Required task :: Return the material word for word. Do not include pictures.
--- BEGIN ---
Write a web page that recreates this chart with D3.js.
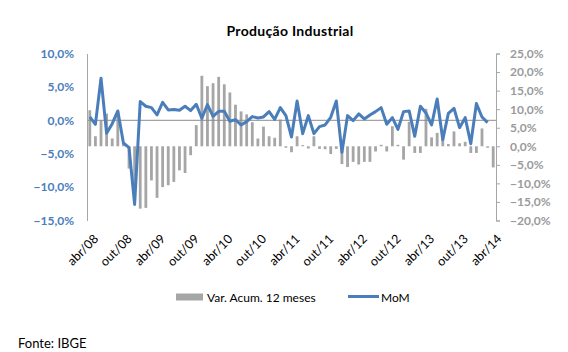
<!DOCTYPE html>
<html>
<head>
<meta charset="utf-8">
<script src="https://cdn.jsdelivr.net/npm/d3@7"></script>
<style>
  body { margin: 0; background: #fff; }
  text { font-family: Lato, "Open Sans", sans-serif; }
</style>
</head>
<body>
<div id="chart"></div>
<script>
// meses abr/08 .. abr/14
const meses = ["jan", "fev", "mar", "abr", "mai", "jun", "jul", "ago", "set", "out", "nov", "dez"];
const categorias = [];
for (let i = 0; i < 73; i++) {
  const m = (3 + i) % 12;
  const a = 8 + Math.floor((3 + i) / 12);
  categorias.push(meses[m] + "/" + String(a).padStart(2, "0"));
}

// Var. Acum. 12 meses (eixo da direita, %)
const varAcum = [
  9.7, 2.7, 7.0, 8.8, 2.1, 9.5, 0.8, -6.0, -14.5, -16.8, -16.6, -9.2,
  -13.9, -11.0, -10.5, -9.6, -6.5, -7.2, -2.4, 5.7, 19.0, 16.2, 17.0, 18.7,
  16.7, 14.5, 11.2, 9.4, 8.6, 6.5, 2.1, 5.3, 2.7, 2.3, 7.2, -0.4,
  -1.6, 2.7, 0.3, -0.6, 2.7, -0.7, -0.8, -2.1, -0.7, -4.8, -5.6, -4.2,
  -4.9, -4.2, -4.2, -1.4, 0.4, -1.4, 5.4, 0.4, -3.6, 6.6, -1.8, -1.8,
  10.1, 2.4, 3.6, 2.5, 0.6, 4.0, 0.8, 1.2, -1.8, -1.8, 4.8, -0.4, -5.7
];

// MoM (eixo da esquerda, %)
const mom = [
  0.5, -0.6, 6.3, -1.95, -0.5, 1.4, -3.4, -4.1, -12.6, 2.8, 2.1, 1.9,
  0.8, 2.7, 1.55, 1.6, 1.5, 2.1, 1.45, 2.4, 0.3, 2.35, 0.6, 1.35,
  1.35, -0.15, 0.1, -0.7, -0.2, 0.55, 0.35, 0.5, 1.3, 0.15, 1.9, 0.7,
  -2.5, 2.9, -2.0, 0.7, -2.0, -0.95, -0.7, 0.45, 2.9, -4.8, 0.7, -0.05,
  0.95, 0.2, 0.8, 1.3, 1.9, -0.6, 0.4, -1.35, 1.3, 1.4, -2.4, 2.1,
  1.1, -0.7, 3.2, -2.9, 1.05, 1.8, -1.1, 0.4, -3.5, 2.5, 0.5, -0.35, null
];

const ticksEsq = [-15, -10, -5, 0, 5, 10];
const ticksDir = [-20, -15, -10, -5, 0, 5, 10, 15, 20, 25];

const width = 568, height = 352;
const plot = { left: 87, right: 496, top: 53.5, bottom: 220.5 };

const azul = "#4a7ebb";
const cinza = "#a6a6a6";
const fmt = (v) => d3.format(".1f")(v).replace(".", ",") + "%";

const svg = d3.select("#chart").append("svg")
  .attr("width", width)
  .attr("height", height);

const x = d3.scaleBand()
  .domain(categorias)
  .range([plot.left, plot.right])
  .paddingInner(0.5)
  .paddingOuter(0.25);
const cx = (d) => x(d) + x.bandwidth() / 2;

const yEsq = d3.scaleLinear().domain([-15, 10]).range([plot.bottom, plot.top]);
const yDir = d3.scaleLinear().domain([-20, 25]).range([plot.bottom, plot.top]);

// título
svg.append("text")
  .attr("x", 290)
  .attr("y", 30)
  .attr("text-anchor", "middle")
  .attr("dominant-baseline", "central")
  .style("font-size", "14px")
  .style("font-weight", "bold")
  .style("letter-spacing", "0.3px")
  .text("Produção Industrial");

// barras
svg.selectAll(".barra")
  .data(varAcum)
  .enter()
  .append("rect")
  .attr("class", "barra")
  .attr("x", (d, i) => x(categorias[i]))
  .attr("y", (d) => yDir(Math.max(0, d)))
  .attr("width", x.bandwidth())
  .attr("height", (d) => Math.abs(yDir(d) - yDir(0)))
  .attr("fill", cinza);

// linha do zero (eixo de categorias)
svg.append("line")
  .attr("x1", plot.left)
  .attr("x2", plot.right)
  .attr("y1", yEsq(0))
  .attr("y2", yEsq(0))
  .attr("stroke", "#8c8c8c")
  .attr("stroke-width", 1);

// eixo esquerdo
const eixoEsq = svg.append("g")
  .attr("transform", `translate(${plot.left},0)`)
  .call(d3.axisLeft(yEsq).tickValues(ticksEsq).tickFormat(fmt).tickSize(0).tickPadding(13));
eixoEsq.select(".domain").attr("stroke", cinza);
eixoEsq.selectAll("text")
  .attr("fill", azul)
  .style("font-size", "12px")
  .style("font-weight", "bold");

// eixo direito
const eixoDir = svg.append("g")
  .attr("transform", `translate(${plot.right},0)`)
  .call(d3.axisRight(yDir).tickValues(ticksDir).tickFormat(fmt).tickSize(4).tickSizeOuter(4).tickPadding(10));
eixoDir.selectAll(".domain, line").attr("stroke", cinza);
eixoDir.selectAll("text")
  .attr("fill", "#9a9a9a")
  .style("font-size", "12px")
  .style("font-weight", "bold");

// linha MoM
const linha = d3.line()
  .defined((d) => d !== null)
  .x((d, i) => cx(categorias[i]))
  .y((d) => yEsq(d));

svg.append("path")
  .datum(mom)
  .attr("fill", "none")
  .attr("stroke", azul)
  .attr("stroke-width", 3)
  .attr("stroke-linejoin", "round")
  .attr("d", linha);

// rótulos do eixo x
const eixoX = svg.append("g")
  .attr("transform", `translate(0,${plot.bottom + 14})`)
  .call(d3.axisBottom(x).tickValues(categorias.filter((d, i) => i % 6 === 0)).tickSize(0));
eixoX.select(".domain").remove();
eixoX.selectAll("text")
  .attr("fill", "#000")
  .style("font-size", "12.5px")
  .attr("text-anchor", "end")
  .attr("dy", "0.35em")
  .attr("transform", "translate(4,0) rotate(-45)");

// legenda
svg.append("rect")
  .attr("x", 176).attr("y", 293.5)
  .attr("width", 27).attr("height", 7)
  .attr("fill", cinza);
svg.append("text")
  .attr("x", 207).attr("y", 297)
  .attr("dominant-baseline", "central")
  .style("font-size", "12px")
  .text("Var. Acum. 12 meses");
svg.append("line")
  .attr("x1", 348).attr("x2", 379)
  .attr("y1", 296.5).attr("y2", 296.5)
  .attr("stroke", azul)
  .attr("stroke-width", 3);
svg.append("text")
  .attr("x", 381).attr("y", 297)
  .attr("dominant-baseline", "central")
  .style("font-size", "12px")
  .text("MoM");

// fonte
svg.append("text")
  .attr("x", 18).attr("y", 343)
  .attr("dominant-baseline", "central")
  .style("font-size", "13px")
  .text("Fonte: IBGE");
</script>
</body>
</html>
--- END ---
The solution ::
Write a web page that recreates this chart with D3.js.
<!DOCTYPE html>
<html>
<head>
<meta charset="utf-8">
<script src="https://cdn.jsdelivr.net/npm/d3@7"></script>
<style>
  body { margin: 0; background: #fff; }
  text { font-family: Lato, "Open Sans", sans-serif; }
</style>
</head>
<body>
<div id="chart"></div>
<script>
// meses abr/08 .. abr/14
const meses = ["jan", "fev", "mar", "abr", "mai", "jun", "jul", "ago", "set", "out", "nov", "dez"];
const categorias = [];
for (let i = 0; i < 73; i++) {
  const m = (3 + i) % 12;
  const a = 8 + Math.floor((3 + i) / 12);
  categorias.push(meses[m] + "/" + String(a).padStart(2, "0"));
}

// Var. Acum. 12 meses (eixo da direita, %)
const varAcum = [
  9.7, 2.7, 7.0, 8.8, 2.1, 9.5, 0.8, -6.0, -14.5, -16.8, -16.6, -9.2,
  -13.9, -11.0, -10.5, -9.6, -6.5, -7.2, -2.4, 5.7, 19.0, 16.2, 17.0, 18.7,
  16.7, 14.5, 11.2, 9.4, 8.6, 6.5, 2.1, 5.3, 2.7, 2.3, 7.2, -0.4,
  -1.6, 2.7, 0.3, -0.6, 2.7, -0.7, -0.8, -2.1, -0.7, -4.8, -5.6, -4.2,
  -4.9, -4.2, -4.2, -1.4, 0.4, -1.4, 5.4, 0.4, -3.6, 6.6, -1.8, -1.8,
  10.1, 2.4, 3.6, 2.5, 0.6, 4.0, 0.8, 1.2, -1.8, -1.8, 4.8, -0.4, -5.7
];

// MoM (eixo da esquerda, %)
const mom = [
  0.5, -0.6, 6.3, -1.95, -0.5, 1.4, -3.4, -4.1, -12.6, 2.8, 2.1, 1.9,
  0.8, 2.7, 1.55, 1.6, 1.5, 2.1, 1.45, 2.4, 0.3, 2.35, 0.6, 1.35,
  1.35, -0.15, 0.1, -0.7, -0.2, 0.55, 0.35, 0.5, 1.3, 0.15, 1.9, 0.7,
  -2.5, 2.9, -2.0, 0.7, -2.0, -0.95, -0.7, 0.45, 2.9, -4.8, 0.7, -0.05,
  0.95, 0.2, 0.8, 1.3, 1.9, -0.6, 0.4, -1.35, 1.3, 1.4, -2.4, 2.1,
  1.1, -0.7, 3.2, -2.9, 1.05, 1.8, -1.1, 0.4, -3.5, 2.5, 0.5, -0.35, null
];

const ticksEsq = [-15, -10, -5, 0, 5, 10];
const ticksDir = [-20, -15, -10, -5, 0, 5, 10, 15, 20, 25];

const width = 568, height = 352;
const plot = { left: 87, right: 496, top: 53.5, bottom: 220.5 };

const azul = "#4a7ebb";
const cinza = "#a6a6a6";
const fmt = (v) => d3.format(".1f")(v).replace(".", ",") + "%";

const svg = d3.select("#chart").append("svg")
  .attr("width", width)
  .attr("height", height);

const x = d3.scaleBand()
  .domain(categorias)
  .range([plot.left, plot.right])
  .paddingInner(0.5)
  .paddingOuter(0.25);
const cx = (d) => x(d) + x.bandwidth() / 2;

const yEsq = d3.scaleLinear().domain([-15, 10]).range([plot.bottom, plot.top]);
const yDir = d3.scaleLinear().domain([-20, 25]).range([plot.bottom, plot.top]);

// título
svg.append("text")
  .attr("x", 290)
  .attr("y", 30)
  .attr("text-anchor", "middle")
  .attr("dominant-baseline", "central")
  .style("font-size", "14px")
  .style("font-weight", "bold")
  .style("letter-spacing", "0.3px")
  .text("Produção Industrial");

// barras
svg.selectAll(".barra")
  .data(varAcum)
  .enter()
  .append("rect")
  .attr("class", "barra")
  .attr("x", (d, i) => x(categorias[i]))
  .attr("y", (d) => yDir(Math.max(0, d)))
  .attr("width", x.bandwidth())
  .attr("height", (d) => Math.abs(yDir(d) - yDir(0)))
  .attr("fill", cinza);

// linha do zero (eixo de categorias)
svg.append("line")
  .attr("x1", plot.left)
  .attr("x2", plot.right)
  .attr("y1", yEsq(0))
  .attr("y2", yEsq(0))
  .attr("stroke", "#8c8c8c")
  .attr("stroke-width", 1);

// eixo esquerdo
const eixoEsq = svg.append("g")
  .attr("transform", `translate(${plot.left},0)`)
  .call(d3.axisLeft(yEsq).tickValues(ticksEsq).tickFormat(fmt).tickSize(0).tickPadding(13));
eixoEsq.select(".domain").attr("stroke", cinza);
eixoEsq.selectAll("text")
  .attr("fill", azul)
  .style("font-size", "12px")
  .style("font-weight", "bold");

// eixo direito
const eixoDir = svg.append("g")
  .attr("transform", `translate(${plot.right},0)`)
  .call(d3.axisRight(yDir).tickValues(ticksDir).tickFormat(fmt).tickSize(4).tickSizeOuter(4).tickPadding(10));
eixoDir.selectAll(".domain, line").attr("stroke", cinza);
eixoDir.selectAll("text")
  .attr("fill", "#9a9a9a")
  .style("font-size", "12px")
  .style("font-weight", "bold");

// linha MoM
const linha = d3.line()
  .defined((d) => d !== null)
  .x((d, i) => cx(categorias[i]))
  .y((d) => yEsq(d));

svg.append("path")
  .datum(mom)
  .attr("fill", "none")
  .attr("stroke", azul)
  .attr("stroke-width", 3)
  .attr("stroke-linejoin", "round")
  .attr("d", linha);

// rótulos do eixo x
const eixoX = svg.append("g")
  .attr("transform", `translate(0,${plot.bottom + 14})`)
  .call(d3.axisBottom(x).tickValues(categorias.filter((d, i) => i % 6 === 0)).tickSize(0));
eixoX.select(".domain").remove();
eixoX.selectAll("text")
  .attr("fill", "#000")
  .style("font-size", "12.5px")
  .attr("text-anchor", "end")
  .attr("dy", "0.35em")
  .attr("transform", "translate(4,0) rotate(-45)");

// legenda
svg.append("rect")
  .attr("x", 176).attr("y", 293.5)
  .attr("width", 27).attr("height", 7)
  .attr("fill", cinza);
svg.append("text")
  .attr("x", 207).attr("y", 297)
  .attr("dominant-baseline", "central")
  .style("font-size", "12px")
  .text("Var. Acum. 12 meses");
svg.append("line")
  .attr("x1", 348).attr("x2", 379)
  .attr("y1", 296.5).attr("y2", 296.5)
  .attr("stroke", azul)
  .attr("stroke-width", 3);
svg.append("text")
  .attr("x", 381).attr("y", 297)
  .attr("dominant-baseline", "central")
  .style("font-size", "12px")
  .text("MoM");

// fonte
svg.append("text")
  .attr("x", 18).attr("y", 343)
  .attr("dominant-baseline", "central")
  .style("font-size", "13px")
  .text("Fonte: IBGE");
</script>
</body>
</html>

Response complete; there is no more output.